The Venezuelan airport director Maiquetia says that it is important to update the current infrastructure of the airport, so it becomes accessible to people from all walks of life using crypto or not. BTC will be able to get the passengers tickets on the airport and other related services; they will be able to use BTC at restaurants, in the gift shop, as well as in every other section or offering of the airport. The Simon Bolivar international airport will be declaring BTC as an acceptable cryptocurrency soon enough in an official capacity.
Crypto Adoption In Venezuela
This airport is present in the capital of Venezuela, just in downtown Caracas. When asked if the airport will only be accepting BTC or other cryptocurrencies as well? Director Freddy Borges clarified that they would very much like to start with Bitcoin initially and when the operation has reached a smoother curve, and there are no technical issues of any kind, other cryptocurrencies will be added periodically, such as Dash and Venezuela’s very own oil pegged digital currency known as Petro. All of this transition would take place in coordination with the National superintendence of the crypto assets and the related activities.
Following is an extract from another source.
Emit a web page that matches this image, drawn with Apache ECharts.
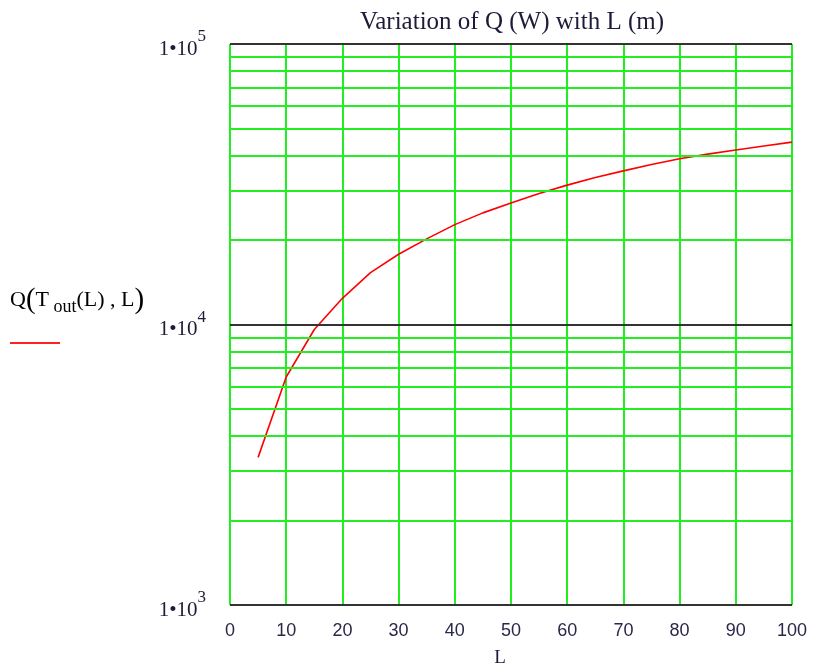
<!DOCTYPE html>
<html>
<head>
<meta charset="utf-8">
<script src="https://cdn.jsdelivr.net/npm/echarts@6/dist/echarts.min.js"></script>
<style>
  html, body { margin: 0; padding: 0; background: #ffffff; }
  #chart { width: 815px; height: 663px; }
</style>
</head>
<body>
<div id="chart"></div>
<script>
// Pipe length L (m) and heat transfer rate Q (W)
const lengths = [5, 10, 15, 20, 25, 30, 35, 40, 45, 50, 55, 60, 65, 70, 75, 80, 85, 90, 95, 100];
const heatRate = [3360, 6500, 9600, 12400, 15300, 17800, 20200, 22700, 25000, 27100,
                  29300, 31400, 33400, 35300, 37200, 39000, 40500, 41900, 43300, 44700];

// Horizontal grid: decades in black, intermediate log steps in green
const decadeLines = [1000, 10000, 100000];
const minorLines = [2000, 3000, 4000, 5000, 6000, 7000, 8000, 9000,
                    20000, 30000, 40000, 50000, 60000, 70000, 80000, 90000];
const xTicks = [0, 10, 20, 30, 40, 50, 60, 70, 80, 90, 100];

const GREEN = '#22ee22';
const DARK = '#333333';
const TEXT = '#1e1a38';
const SERIF = '"Liberation Serif", "Times New Roman", serif';
const SANS = '"Liberation Sans", Tahoma, sans-serif';

const chart = echarts.init(document.getElementById('chart'), null, { renderer: 'canvas' });

const option = {
  animation: false,
  backgroundColor: '#ffffff',
  title: {
    text: 'Variation of Q (W) with L (m)',
    left: 507,
    textAlign: 'center',
    top: 5,
    textStyle: { fontFamily: SERIF, fontSize: 25, fontWeight: 'normal', color: TEXT }
  },
  grid: { left: 230, top: 44, width: 562, height: 561, containLabel: false, outerBoundsMode: 'none' },
  xAxis: {
    type: 'value',
    min: xTicks[0],
    max: xTicks[xTicks.length - 1],
    interval: 10,
    name: 'L',
    nameLocation: 'middle',
    nameGap: 44,
    nameTextStyle: { fontFamily: SERIF, fontSize: 19, color: TEXT, padding: [0, 22, 0, 0] },
    axisLine: { show: false },
    axisTick: { show: false },
    axisLabel: { margin: 17, fontFamily: SANS, fontSize: 18, color: '#2a2848' },
    splitLine: { show: true, lineStyle: { color: GREEN, width: 2 } }
  },
  yAxis: {
    type: 'log',
    logBase: 10,
    min: decadeLines[0],
    max: decadeLines[decadeLines.length - 1],
    axisLine: { show: false },
    axisTick: { show: false },
    splitLine: { show: false },
    minorTick: { show: false },
    axisLabel: {
      margin: 24,
      formatter: function (v) {
        const e = Math.round(Math.log10(v));
        return '{b|1•10}{e|' + e + '}';
      },
      rich: {
        b: { fontFamily: SERIF, fontSize: 21, color: TEXT, verticalAlign: 'bottom', lineHeight: 31, padding: [4, 0, 0, 0] },
        e: { fontFamily: SERIF, fontSize: 17, color: TEXT, verticalAlign: 'top', lineHeight: 4 }
      }
    }
  },
  graphic: [
    {
      type: 'text',
      left: 10,
      top: 286,
      style: {
        text: '{q|Q}{P|(}{t|T}{s| out}{p|(L) , L}{P|)}',
        rich: {
          q: { fontFamily: SERIF, fontSize: 22, color: '#1e2a6a', verticalAlign: 'middle' },
          P: { fontFamily: SERIF, fontSize: 29, color: TEXT, verticalAlign: 'middle' },
          p: { fontFamily: SERIF, fontSize: 22, color: TEXT, verticalAlign: 'middle' },
          t: { fontFamily: SERIF, fontSize: 22, color: '#3a1a5a', verticalAlign: 'middle' },
          s: { fontFamily: SERIF, fontSize: 18, color: '#1e2a6a', padding: [14, 0, 0, 0], verticalAlign: 'middle' }
        }
      }
    },
    {
      type: 'line',
      shape: { x1: 10, y1: 343, x2: 60, y2: 343 },
      style: { stroke: '#ff2020', lineWidth: 2 }
    }
  ],
  series: [
    {
      name: 'minor grid',
      type: 'line',
      data: [],
      z: 1,
      silent: true,
      markLine: {
        silent: true,
        symbol: ['none', 'none'],
        label: { show: false },
        lineStyle: { color: GREEN, width: 2, type: 'solid' },
        data: minorLines.map(v => ({ yAxis: v }))
      }
    },
    {
      name: 'decade grid',
      type: 'line',
      data: [],
      z: 2,
      silent: true,
      markLine: {
        silent: true,
        symbol: ['none', 'none'],
        label: { show: false },
        lineStyle: { color: DARK, width: 2, type: 'solid' },
        data: decadeLines.map(v => ({ yAxis: v }))
      }
    },
    {
      name: 'Q',
      type: 'line',
      z: 3,
      data: lengths.map((L, i) => [L, heatRate[i]]),
      showSymbol: false,
      smooth: false,
      lineStyle: { color: '#ff0000', width: 1.6 }
    }
  ]
};

chart.setOption(option);
</script>
</body>
</html>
It seems that Venezuela’s airport is going to dive into this whole adventure without first developing a legal framework directing how this whole thing is going to work in the long run. The very reason why the airport is moving with digital currencies is that the management is concerned with updating the operations of the airport in accordance with the latest monetary standards. But a much more convenient and efficient way of doing so would be to first develop a legal framework, run down all the regulatory information and analysis, and only then proceed with this transition.